Sin embargo, tampoco el gobierno de Carter era un monolito. El célebre Henry Kissinger continuó ejerciendo sus ya conocidas tácticas criminales. En un memorando secreto a Zbigniew Brezezinski fechado el 11 de julio de 1978, Robert Pastor informaba sobre la visita de Kissinger a la Argentina con motivo de la Copa Mundial de Futbol. “Sus palabras de aprecio por los logros del gobierno en su lucha contra el terrorismo fueron música en sus oídos, lo que habían estado esperando por mucho tiempo”. Luego: “sus declaraciones sobre la amenaza soviético-cubana me parecieron desactualizadas, con un retraso de quince o veinte años”. “Lo que me preocupa es el deseo de atacar las nuevas políticas de la administración Carter sobre los derechos Humanos en América Latina. Por otra parte, no queremos una discusión pública sobre esto, sobre todo porque necesitamos su ayuda para el SALT” (parece referirse al tratado para limitar el uso de armas nucleares).

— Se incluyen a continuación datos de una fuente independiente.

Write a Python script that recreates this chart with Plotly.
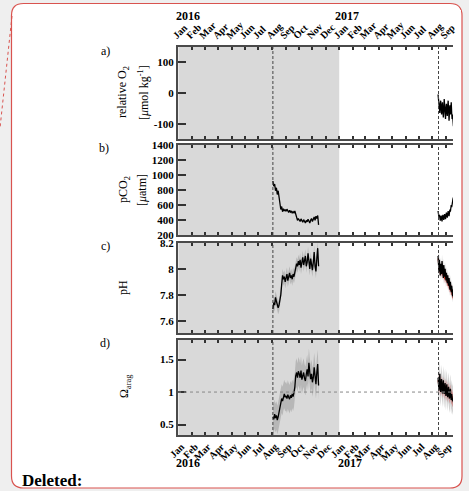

Un año después, el 5 de marzo de 1979 Pastor consideraba la situación de los derechos humanos en Argentina como “la peor del hemisferio”, con “el 90 por ciento de los prisioneros políticos torturados o ejecutados” con un promedio de 55 desaparecidos por mes”, aunque el “Ministro del Interior argentino insiste que son solo 40 por mes” y los vínculos con la izquierda de desaparecidos son “cada vez más vagos” y “a pesar de que según los Servicios de Seguridad Federal de Argentina hay sólo 400 terroristas en 1978 y Videla ha declarado que la guerra se terminó”.
Seguidamente Robert Pastor le pide a Brezezinski que trate de preguntarle a Kissinger si no le importaría el hecho de que un miembro de su staff (“yo mismo”) pudiese cuestionar los objetivos de su viaje a Argentina. Más adelante, con cierta ambigüedad o con una fuerte dosis de ingenuidad, Pastor concluye: “Eso podría darme un indicio sobre si a él realmente le interesa algo sobre nuestras políticas de derechos humanos para promover una campaña y darle alguna información sobre la efectividad de nuestra política de derechos humanos para América Latina”.
Los documentos desclasificados abundan en menudencias como la costumbre de las fiestas, los conciertos y las cenas de rigor a los que estaban expuestos los diplomáticos en Argentina; la reunión de Kissinger con Jorge Luis Borges y unas horas después con Martínez de Hoz.
En fin, sólo nuevos detalles de una realidad que aquellos que insisten en la fórmula “yo sé lo que digo porque lo viví” continúan negando. Porque no lo vivieron todo. Ni siquiera lo vieron todo, como el personaje del cuento El Aleph, de Borges.